With plywood, it works best to paint edges first, and then paint the larger flat areas. That way, if you end up with a drip or sag, it is more likely to be on the edge, where it is less visible. Those drips and sags are extremely visible on the large flat areas that plywood projects typically have.
Use a wet brush to paint, not a dry one. The idea isn’t to see how far you can stretch the paint, but rather, to see how much paint you can get on the surface, without getting to the point of having the paint sag or drip. Keeping a wet brush will ensure that you are putting a thicker coat of paint on the surface. Always paint only in the direction of the wood’s surface grain. If you need to go across the grain for some reason, brush over that spot in the direction of the grain afterwards, to minimize brush marks.
Always figure on having to apply two coats of paint, taking the time to do each of them carefully, with ample drying time between coats. Check the project, between coats, for any drips and sags. If there are any, they can be removed by sanding or by scraping them with a razor blade, allowing you to have a smooth surface for the final coat.
Painting plywood for outdoor use
When painting plywood projects which will be left outdoors, it is important to apply a minimum of three heavy coats, which seal the wood entirely. As an alternative, you could apply two coats of paint, over two coats of primer. Either way, the idea is to fully seal the plywood.
I already mentioned using caulking on the edges of panels, but caulking should also be used wherever two pieces of plywood are joined together, so as to keep moisture from becoming trapped in those joints and soaking through some pinhole in the paint to attack the wood.
Don’t forget that installing hardware will break the seal the paint has created around the wood, making a place where moisture can seep in. This problem can be eliminated, by removing the screws again and either dripping a heavy-bodied latex paint or a touch of painters caulk into the screw hole. Then, when the screw is reinserted, the paint or caulking can form a seal between the hardware and the plywood.
Tips and warnings
One great trick to save paint on large projects is to have your paint store tint your primer. With a high quality, high solids paint and a primer that is tinted to be close to the color of your paint, you can usually get away with only one coat of paint over the primer. However, this should not be done for work that will be exposed to the weather, it should only be used for work which will remain indoors.
Adding Floetrol for water-based paints or Penetrol for oil-based paints helps the paint to “flow,” smoothing out the “grain” that the brush produces and making a more uniform finish. Proper use of these additives can make the brush strokes totally disappear in the finish.
When painting to the edge of a piece of plywood, always paint past the edge, rather than stopping your brushstroke at the edge. Stopping at the edge will cause paint to puddle there. Check after painting, to ensure that you didn’t leave a drip around the corner.
Only dip your brush a maximum of halfway into the paint.

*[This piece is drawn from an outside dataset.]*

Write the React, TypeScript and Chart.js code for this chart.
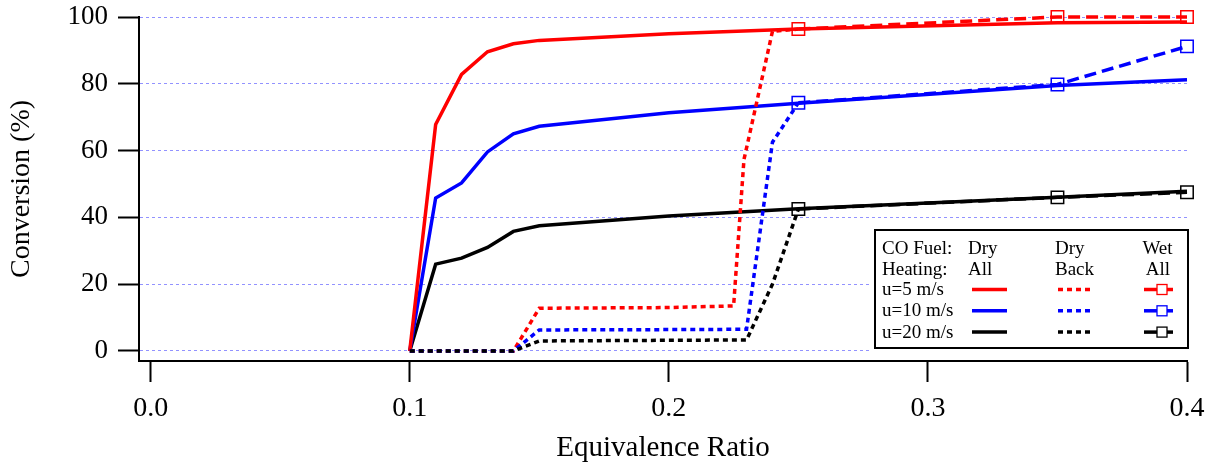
import React, { useEffect, useRef } from "react";
import { Chart, registerables } from "chart.js";

Chart.register(...registerables);

// ---- data ----
const xDryAll = [0.1, 0.11, 0.12, 0.13, 0.14, 0.15, 0.2, 0.25, 0.35, 0.4];
const dryAll5 = [0, 67.8, 82.8, 89.6, 92, 93, 95, 96.4, 98.3, 98.5];
const dryAll10 = [0, 45.8, 50.3, 59.6, 65, 67.3, 71.3, 74.2, 79.5, 81.2];
const dryAll20 = [0, 26, 27.8, 31, 35.8, 37.5, 40.4, 42.6, 46, 47.8];

const xDryBack5 = [0.1, 0.14, 0.15, 0.2, 0.225, 0.229, 0.24, 0.25];
const dryBack5 = [0, 0, 12.8, 13, 13.5, 57.3, 95.7, 96.4];
const xDryBack = [0.1, 0.14, 0.15, 0.2, 0.23, 0.24, 0.25];
const dryBack10 = [0, 0, 6.3, 6.4, 6.5, 62.5, 74.3];
const dryBack20 = [0, 0, 3.0, 3.2, 3.3, 20, 42.5];

const xWetAll = [0.25, 0.35, 0.4];
const wetAll5 = [96.4, 100, 100];
const wetAll10 = [74.3, 79.8, 91.2];
const wetAll20 = [42.5, 46, 47.5];

const xTicks = [0, 0.1, 0.2, 0.3, 0.4];
const yTicks = [0, 20, 40, 60, 80, 100];

const legendRows = ["u=5 m/s", "u=10 m/s", "u=20 m/s"];
const seriesColors = ["#ff0000", "#0000ff", "#000000"];

const FONT = '"Liberation Serif", "Times New Roman", serif';

const pts = (xs: number[], ys: number[]) => xs.map((x, i) => ({ x, y: ys[i] }));

const legendPlugin = {
  id: "customLegend",
  afterDraw(chart: any) {
    const ctx = chart.ctx as CanvasRenderingContext2D;
    ctx.save();
    ctx.fillStyle = "#ffffff";
    ctx.fillRect(872, 226, 319, 127);
    ctx.strokeStyle = "#000";
    ctx.lineWidth = 2;
    ctx.strokeRect(875, 230, 313, 118);
    ctx.fillStyle = "#000";
    ctx.font = `19px ${FONT}`;
    ctx.textBaseline = "alphabetic";
    ctx.textAlign = "left";
    ctx.fillText("CO Fuel:", 882, 254);
    ctx.fillText("Heating:", 882, 274.5);
    ctx.fillText("Dry", 968, 254);
    ctx.fillText("All", 968, 274.5);
    ctx.fillText("Dry", 1055, 254);
    ctx.fillText("Back", 1055, 274.5);
    ctx.textAlign = "center";
    ctx.fillText("Wet", 1157.5, 254);
    ctx.fillText("All", 1158, 274.5);
    ctx.textAlign = "left";
    legendRows.forEach((label, i) => {
      const base = 295 + i * 21.3;
      const ly = base - 5.5;
      const c = seriesColors[i];
      ctx.fillStyle = "#000";
      ctx.fillText(label, 882, base);
      ctx.strokeStyle = c;
      ctx.lineWidth = 3.5;
      ctx.setLineDash([]);
      ctx.beginPath();
      ctx.moveTo(972, ly);
      ctx.lineTo(1007, ly);
      ctx.stroke();
      ctx.setLineDash([5, 4]);
      ctx.beginPath();
      ctx.moveTo(1058, ly);
      ctx.lineTo(1093, ly);
      ctx.stroke();
      ctx.setLineDash([]);
      ctx.beginPath();
      ctx.moveTo(1144, ly);
      ctx.lineTo(1173, ly);
      ctx.stroke();
      ctx.fillStyle = "#fff";
      ctx.fillRect(1157, ly - 5, 10, 10);
      ctx.lineWidth = 1.3;
      ctx.strokeRect(1157, ly - 5, 10, 10);
    });
    ctx.restore();
  },
};

export default function App() {
  const ref = useRef<HTMLCanvasElement | null>(null);
  useEffect(() => {
    if (!ref.current) return;
    const solid = (data: any[], color: string) => ({
      data,
      borderColor: color,
      backgroundColor: color,
      borderWidth: 3.5,
      showLine: true,
      pointRadius: 0,
      pointHoverRadius: 0,
      tension: 0,
      clip: false,
    });
    const dotted = (data: any[], color: string) => ({
      ...solid(data, color),
      borderDash: [5, 4],
    });
    const wet = (data: any[], color: string) => ({
      data,
      borderColor: color,
      backgroundColor: color,
      borderWidth: 3.5,
      borderDash: [12, 6],
      showLine: true,
      tension: 0,
      clip: false,
      pointStyle: "rect",
      pointRadius: 8.8,
      pointBorderWidth: 1.5,
      pointBorderColor: color,
      pointBackgroundColor: "rgba(0,0,0,0)",
    });
    const zeroPad = (s: any) => {
      s.paddingTop = 0;
      s.paddingBottom = 0;
      s.paddingLeft = 0;
      s.paddingRight = 0;
    };
    const chart = new Chart(ref.current, {
      type: "scatter",
      data: {
        datasets: [
          wet(pts(xWetAll, wetAll5), "#ff0000"),
          wet(pts(xWetAll, wetAll10), "#0000ff"),
          wet(pts(xWetAll, wetAll20), "#000000"),
          dotted(pts(xDryBack, dryBack20), "#000000"),
          dotted(pts(xDryBack, dryBack10), "#0000ff"),
          dotted(pts(xDryBack5, dryBack5), "#ff0000"),
          solid(pts(xDryAll, dryAll5), "#ff0000"),
          solid(pts(xDryAll, dryAll10), "#0000ff"),
          solid(pts(xDryAll, dryAll20), "#000000"),
        ] as any,
      },
      options: {
        animation: false,
        responsive: false,
        maintainAspectRatio: false,
        layout: { autoPadding: false, padding: { left: 0, right: 28, top: 17, bottom: 0 } },
        plugins: {
          legend: { display: false },
          tooltip: { enabled: false },
        },
        scales: {
          x: {
            type: "linear",
            min: -0.0045,
            max: 0.4,
            afterBuildTicks: (s: any) => {
              s.ticks = xTicks.map((v) => ({ value: v }));
            },
            afterFit: (s: any) => {
              s.height = 102;
              zeroPad(s);
            },
            ticks: {
              color: "#000",
              padding: 13,
              font: { family: FONT, size: 28, lineHeight: 1 },
              callback: (v: any) => Number(v).toFixed(1),
              maxRotation: 0,
              autoSkip: false,
            },
            grid: {
              drawOnChartArea: false,
              drawTicks: true,
              tickLength: 21,
              tickColor: "#000",
              tickWidth: 2,
            },
            border: { display: true, color: "#000", width: 2 },
            title: {
              display: true,
              text: "Equivalence Ratio",
              color: "#000",
              font: { family: FONT, size: 29, lineHeight: 1 },
              padding: { top: 0, bottom: 0 },
            },
          },
          y: {
            type: "linear",
            min: -3,
            max: 100,
            afterBuildTicks: (s: any) => {
              s.ticks = yTicks.map((v) => ({ value: v }));
            },
            afterFit: (s: any) => {
              s.width = 139;
              zeroPad(s);
            },
            ticks: {
              color: "#000",
              padding: 10,
              font: { family: FONT, size: 27, lineHeight: 1 },
              autoSkip: false,
            },
            grid: {
              color: "rgba(100,100,255,0.7)",
              lineWidth: 1,
              drawTicks: true,
              tickLength: 21,
              tickColor: "#000",
              tickWidth: 2,
            },
            border: { display: true, color: "#000", width: 2, dash: [3, 3] },
            title: {
              display: true,
              text: "Conversion (%)",
              color: "#000",
              font: { family: FONT, size: 28, lineHeight: 1 },
              padding: { top: 8, bottom: 0 },
            },
          },
        },
      },
      plugins: [legendPlugin],
    });
    return () => chart.destroy();
  }, []);
  return (
    <div style={{ position: "absolute", left: 0, top: 0, width: 1215, height: 463, background: "#fff" }}>
      <canvas ref={ref} width={1215} height={463} style={{ width: 1215, height: 463, display: "block" }} />
    </div>
  );
}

I often limit it to 1/2 inch for plywood projects, although I’ll go halfway into the paint for home painting. You want to avoid getting paint up into the ferrule; that’s the metal part that holds the bristles in place. Paint in the ferrule will harden, causing the bristles to break off.
Proper cleaning of brushes is extremely important. If you clean your brushes thoroughly after each use, there is no reason why a brush can’t last you 10 years or more. As I said above, I have some brushes that I have owned for more than 30 years, and am still using. After cleaning, comb out the bristles to straighten them, then wrap the brush back up in the original packaging, or in newspaper, to hold the bristles in position and prevent damage to them.